### YOUR GOAL
Without further comment, state how many lines in the listing below contain the word "diagram".

---------- DATA SUPPLIED

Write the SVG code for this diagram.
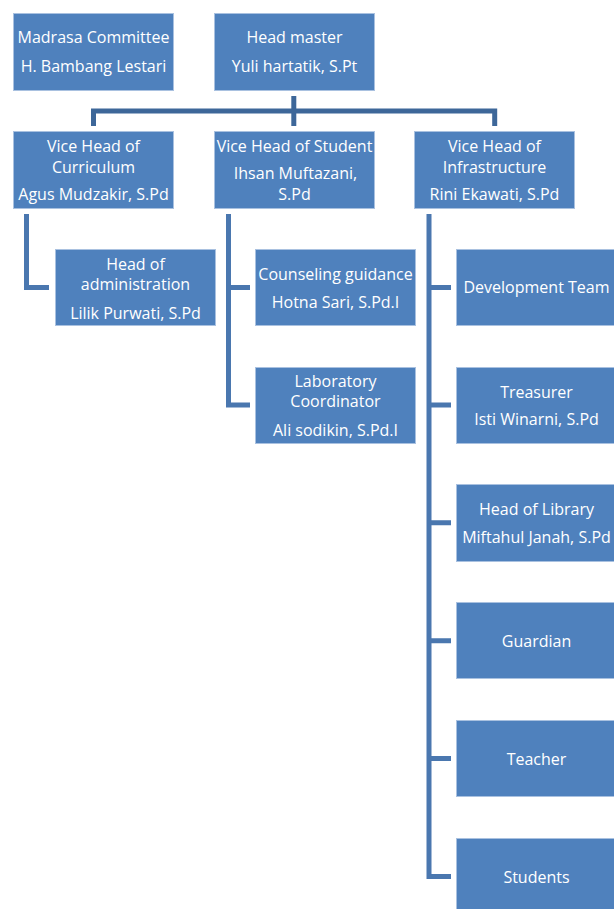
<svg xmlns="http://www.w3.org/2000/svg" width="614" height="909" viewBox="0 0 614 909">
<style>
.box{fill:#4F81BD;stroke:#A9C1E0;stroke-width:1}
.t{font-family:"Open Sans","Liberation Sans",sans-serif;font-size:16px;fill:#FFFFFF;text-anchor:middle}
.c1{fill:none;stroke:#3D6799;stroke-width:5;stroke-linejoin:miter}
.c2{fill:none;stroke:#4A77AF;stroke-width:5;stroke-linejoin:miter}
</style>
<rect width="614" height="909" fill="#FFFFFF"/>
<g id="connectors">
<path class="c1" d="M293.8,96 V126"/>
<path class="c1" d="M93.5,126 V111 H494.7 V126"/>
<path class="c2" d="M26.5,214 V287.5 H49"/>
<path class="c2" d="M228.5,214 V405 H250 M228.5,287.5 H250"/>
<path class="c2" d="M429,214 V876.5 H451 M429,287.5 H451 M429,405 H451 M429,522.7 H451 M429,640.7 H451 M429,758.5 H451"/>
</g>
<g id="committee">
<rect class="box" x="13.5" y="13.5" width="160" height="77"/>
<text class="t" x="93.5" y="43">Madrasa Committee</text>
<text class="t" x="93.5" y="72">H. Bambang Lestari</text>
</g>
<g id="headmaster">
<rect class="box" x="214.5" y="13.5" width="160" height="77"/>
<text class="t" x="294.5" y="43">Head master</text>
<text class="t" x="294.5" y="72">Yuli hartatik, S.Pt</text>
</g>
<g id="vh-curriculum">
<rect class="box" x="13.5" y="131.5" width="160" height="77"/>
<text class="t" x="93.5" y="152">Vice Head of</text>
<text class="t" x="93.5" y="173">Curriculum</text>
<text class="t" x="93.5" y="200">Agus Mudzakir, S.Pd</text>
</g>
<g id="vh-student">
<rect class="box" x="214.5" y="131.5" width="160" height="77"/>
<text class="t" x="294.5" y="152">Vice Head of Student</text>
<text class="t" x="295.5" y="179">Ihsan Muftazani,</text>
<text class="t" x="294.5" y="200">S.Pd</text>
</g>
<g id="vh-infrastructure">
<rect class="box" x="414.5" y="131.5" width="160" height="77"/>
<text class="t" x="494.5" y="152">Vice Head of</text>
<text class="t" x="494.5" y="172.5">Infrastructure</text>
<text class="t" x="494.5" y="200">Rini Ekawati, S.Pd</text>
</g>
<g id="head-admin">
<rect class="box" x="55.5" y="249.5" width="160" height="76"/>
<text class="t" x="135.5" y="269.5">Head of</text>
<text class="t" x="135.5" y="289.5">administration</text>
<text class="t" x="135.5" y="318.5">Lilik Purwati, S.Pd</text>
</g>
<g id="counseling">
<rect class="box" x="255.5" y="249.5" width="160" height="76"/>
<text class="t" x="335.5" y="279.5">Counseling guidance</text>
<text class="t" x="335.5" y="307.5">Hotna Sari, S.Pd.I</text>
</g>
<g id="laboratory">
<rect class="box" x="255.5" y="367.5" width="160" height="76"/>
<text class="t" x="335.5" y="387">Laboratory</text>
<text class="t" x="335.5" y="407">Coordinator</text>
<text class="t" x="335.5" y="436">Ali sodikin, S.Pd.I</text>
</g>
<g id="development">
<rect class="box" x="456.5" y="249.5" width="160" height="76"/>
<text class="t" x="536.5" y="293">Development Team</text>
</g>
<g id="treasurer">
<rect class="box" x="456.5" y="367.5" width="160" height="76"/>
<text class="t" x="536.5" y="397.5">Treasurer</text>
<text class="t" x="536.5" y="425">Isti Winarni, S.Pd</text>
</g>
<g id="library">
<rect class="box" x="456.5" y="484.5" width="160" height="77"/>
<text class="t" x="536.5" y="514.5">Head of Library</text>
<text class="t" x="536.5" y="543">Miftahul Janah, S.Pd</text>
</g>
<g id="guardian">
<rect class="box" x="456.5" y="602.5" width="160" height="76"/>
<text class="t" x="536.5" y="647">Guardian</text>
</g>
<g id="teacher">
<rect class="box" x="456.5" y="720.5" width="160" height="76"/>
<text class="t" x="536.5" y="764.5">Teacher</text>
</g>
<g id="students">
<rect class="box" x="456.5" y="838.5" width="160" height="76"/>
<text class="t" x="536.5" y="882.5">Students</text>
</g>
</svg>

--------------------
---------- DATA SUPPLIED

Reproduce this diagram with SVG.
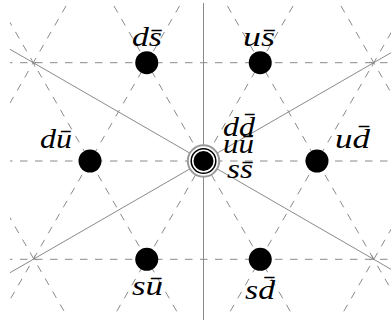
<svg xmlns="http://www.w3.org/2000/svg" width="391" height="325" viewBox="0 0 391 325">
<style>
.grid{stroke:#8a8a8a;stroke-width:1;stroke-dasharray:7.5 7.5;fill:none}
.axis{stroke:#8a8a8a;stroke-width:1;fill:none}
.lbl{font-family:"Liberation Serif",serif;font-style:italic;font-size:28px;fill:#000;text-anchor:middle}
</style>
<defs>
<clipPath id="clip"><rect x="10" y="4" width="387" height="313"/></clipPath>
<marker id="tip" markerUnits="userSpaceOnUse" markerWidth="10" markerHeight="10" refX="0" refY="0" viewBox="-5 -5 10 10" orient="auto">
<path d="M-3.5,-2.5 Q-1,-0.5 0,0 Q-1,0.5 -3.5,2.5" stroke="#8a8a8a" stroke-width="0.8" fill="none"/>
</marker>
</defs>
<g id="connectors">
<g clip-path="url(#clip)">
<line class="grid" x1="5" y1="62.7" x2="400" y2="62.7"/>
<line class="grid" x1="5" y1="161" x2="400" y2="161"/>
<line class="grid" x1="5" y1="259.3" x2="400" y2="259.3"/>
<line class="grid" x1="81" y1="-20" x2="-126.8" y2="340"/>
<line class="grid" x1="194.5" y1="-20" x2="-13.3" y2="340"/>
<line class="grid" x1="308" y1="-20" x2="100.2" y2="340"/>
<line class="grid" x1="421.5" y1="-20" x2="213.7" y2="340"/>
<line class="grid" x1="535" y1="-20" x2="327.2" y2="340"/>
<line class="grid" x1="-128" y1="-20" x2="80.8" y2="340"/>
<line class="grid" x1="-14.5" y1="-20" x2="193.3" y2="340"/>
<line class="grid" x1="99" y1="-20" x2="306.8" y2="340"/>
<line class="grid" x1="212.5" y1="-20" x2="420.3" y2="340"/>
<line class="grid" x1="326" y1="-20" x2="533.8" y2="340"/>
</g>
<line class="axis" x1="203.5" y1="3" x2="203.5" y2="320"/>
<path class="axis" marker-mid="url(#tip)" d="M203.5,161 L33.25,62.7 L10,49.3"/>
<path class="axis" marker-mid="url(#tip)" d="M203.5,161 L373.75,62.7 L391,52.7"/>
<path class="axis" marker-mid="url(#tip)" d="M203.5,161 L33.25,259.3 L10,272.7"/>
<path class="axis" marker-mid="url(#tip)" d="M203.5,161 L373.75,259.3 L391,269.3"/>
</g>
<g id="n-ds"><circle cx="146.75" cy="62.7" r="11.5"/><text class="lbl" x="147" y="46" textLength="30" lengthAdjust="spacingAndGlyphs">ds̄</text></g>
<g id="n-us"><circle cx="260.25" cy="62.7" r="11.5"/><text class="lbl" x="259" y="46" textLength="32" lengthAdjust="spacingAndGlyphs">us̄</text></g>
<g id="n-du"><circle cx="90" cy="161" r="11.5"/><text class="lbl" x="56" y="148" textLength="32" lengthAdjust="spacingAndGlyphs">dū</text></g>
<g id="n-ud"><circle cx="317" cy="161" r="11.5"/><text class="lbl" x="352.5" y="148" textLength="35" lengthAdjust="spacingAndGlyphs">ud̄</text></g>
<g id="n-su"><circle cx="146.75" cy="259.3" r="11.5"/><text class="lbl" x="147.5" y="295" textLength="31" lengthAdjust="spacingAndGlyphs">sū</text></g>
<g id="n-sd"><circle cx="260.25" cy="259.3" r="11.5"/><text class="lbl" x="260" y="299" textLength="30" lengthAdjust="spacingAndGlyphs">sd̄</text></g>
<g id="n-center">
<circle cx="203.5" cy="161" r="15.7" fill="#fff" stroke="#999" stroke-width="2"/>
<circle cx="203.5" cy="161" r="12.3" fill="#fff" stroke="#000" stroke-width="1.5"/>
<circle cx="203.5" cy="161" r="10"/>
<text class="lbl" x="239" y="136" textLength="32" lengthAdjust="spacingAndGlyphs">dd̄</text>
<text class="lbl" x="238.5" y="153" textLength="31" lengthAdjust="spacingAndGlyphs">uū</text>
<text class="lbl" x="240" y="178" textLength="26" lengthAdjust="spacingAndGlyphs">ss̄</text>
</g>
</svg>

--------------------
---------- DATA SUPPLIED

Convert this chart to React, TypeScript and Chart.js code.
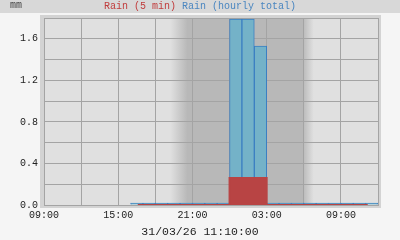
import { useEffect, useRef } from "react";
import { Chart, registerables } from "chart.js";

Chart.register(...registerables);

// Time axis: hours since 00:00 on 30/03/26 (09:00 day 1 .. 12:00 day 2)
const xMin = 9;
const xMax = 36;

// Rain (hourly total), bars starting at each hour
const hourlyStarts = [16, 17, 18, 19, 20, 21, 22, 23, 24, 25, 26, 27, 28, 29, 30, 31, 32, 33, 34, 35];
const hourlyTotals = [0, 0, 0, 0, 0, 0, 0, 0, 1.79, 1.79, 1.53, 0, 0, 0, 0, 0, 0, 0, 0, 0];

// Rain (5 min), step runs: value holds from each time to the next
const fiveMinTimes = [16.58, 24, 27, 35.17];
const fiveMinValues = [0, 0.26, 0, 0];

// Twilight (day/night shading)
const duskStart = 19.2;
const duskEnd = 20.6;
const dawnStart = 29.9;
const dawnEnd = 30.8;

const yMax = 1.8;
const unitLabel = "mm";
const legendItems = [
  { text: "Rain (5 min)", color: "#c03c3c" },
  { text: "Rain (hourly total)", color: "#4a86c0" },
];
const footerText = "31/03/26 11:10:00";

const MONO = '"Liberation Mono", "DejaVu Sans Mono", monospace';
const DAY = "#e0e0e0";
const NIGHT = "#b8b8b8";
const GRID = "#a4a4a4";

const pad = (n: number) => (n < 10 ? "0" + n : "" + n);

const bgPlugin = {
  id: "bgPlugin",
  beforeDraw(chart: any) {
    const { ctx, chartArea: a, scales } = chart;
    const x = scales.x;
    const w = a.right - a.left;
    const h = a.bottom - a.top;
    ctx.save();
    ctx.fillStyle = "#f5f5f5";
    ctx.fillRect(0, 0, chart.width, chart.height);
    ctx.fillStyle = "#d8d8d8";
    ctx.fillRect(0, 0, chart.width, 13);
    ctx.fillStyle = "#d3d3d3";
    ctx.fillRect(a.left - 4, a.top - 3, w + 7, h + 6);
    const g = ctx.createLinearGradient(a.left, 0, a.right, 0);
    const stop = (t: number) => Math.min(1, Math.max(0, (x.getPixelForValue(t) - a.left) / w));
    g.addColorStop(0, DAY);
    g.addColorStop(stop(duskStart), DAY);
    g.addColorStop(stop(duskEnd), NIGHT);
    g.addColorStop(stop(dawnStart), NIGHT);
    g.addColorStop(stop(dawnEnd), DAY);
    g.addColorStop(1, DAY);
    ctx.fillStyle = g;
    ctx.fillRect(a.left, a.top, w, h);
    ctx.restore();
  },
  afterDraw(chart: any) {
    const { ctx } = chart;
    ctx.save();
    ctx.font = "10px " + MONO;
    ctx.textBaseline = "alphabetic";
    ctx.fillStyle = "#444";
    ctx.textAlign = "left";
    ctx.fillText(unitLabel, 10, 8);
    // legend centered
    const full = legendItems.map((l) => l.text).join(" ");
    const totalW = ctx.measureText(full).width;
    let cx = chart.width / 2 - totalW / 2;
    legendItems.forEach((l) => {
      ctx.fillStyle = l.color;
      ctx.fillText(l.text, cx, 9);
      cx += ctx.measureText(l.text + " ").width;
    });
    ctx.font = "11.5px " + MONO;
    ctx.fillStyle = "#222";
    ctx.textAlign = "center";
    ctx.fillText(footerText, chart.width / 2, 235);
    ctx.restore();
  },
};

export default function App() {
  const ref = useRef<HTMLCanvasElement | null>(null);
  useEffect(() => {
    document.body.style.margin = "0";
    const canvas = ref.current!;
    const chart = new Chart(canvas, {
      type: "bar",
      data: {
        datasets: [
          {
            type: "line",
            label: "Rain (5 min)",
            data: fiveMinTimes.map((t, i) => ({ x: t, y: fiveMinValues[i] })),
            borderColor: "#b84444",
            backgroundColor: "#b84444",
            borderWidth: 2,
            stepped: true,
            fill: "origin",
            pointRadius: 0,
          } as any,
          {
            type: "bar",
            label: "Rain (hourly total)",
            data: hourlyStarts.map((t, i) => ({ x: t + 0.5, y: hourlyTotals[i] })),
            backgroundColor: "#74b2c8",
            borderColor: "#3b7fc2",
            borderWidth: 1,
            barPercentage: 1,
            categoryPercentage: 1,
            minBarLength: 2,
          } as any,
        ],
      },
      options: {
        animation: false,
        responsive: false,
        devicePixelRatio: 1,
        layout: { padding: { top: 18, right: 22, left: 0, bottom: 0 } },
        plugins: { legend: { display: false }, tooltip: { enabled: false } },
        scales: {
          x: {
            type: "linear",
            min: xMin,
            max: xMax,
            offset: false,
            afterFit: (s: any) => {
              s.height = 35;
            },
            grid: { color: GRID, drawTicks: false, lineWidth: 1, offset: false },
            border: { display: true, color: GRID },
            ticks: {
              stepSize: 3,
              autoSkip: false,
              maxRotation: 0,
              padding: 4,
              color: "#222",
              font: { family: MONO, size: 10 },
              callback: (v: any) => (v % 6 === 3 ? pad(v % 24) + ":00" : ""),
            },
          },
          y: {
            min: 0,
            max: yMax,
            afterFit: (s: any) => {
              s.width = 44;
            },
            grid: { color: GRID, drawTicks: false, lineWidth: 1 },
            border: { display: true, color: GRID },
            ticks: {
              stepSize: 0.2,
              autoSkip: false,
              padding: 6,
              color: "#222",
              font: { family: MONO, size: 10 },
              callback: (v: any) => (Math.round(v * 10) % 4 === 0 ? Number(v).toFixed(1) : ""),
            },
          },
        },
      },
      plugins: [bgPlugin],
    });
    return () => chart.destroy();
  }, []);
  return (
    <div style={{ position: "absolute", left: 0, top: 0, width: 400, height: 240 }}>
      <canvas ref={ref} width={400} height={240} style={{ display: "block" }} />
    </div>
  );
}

--------------------

### RESPONSE TO THE TASK
2